Although
Oregon has a strong disclosure law and mandatory electronic
filing of campaign finance reports, it received a barely
passing grade. Oregon's performance was poorest in Disclosure
Content Accessibility and web site usability.
Oregon's
disclosure law ranked sixth in the study and requires
candidates to file two statements before each election, plus
one statement in non-election years. Candidates must disclose
information about contributors who give $50 or more, including
their occupations and employers. Last-minute contributions
of more than $500 and independent expenditures of more than $1,000
must be reported before the election. All expenditures
must be disclosed and some subvendor information is required. Oregon
requires electronic filing for any campaign that reaches a threshold
of $50,000, but this mandate is waived if the filer submits a
form stating they are unable to file reports in an electronic
format. Starting in 2004, these waivers will no longer
be permitted.
While
the Secretary of State does post some campaign finance
data on its disclosure web site, no significant improvements
have been made since electronic filing began several years
ago and large holes in the online information remain. The
site offers an HTML display of summary figures raised and spent
by all state level candidates, for all election-related reports
going back at least a decade. However, the only itemized
contribution and expenditure data on the web site (displayed
as scanned-in images) is either from late contribution reports
or from reports filed during the legislative session; with a
legislature that normally meets just six months out of every
two years, there isn't much information there. Why the
agency posts the details contained in these reports, but
not the details of regular election filings, is unclear
but may be related to what agency staff described as inadequate
funding for its electronic filing and online disclosure program.
Contextual
information on the Secretary of State's web site is good
but could be expanded to give the public a better overall understanding
of campaign disclosure in Oregon. A comprehensive
campaign finance manual on the site describes Oregon's disclosure
requirements and campaign finance restrictions, and is especially
helpful in conjunction with the full text of the state's disclosure
law, which is also on the site.
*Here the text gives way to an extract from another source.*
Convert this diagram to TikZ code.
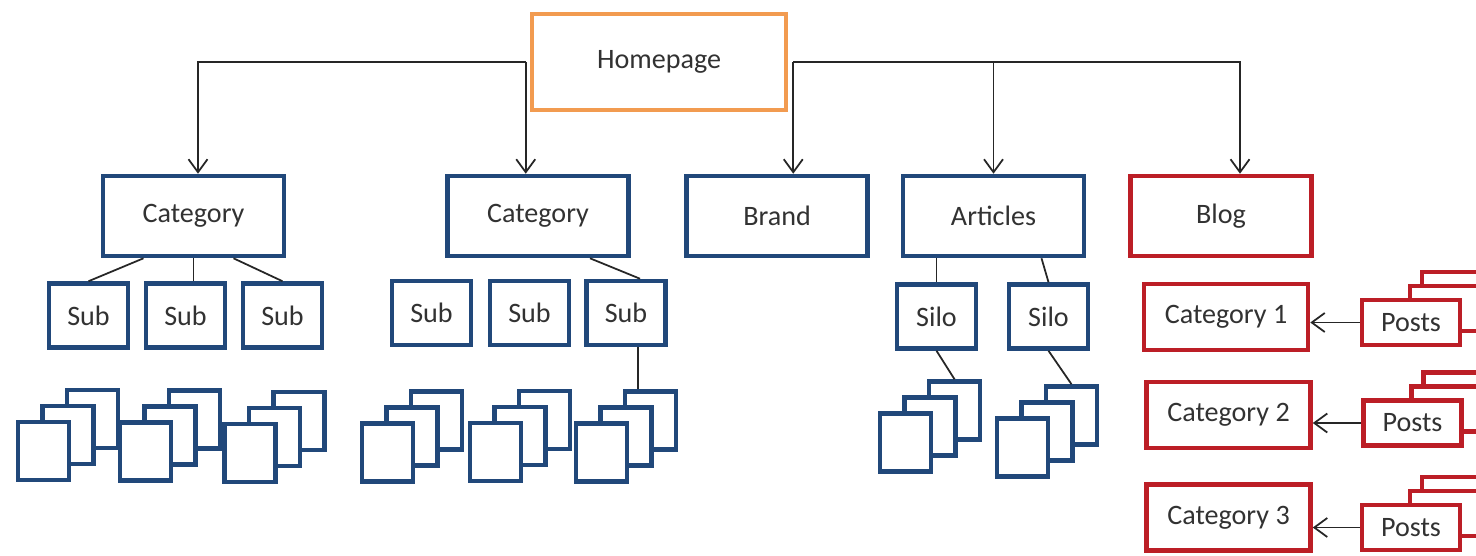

What's missing though,
is a simple list of all candidates and how much money they
raised and spent in each election, which should be easy
to compile from the individual candidate reports on the site
that already contain those summary figures.
Technical usability scores for the agency's web site were
also low and usability testers had trouble finding campaign finance
data for the current governor, further indicating room for improvement
in site design and user-friendliness.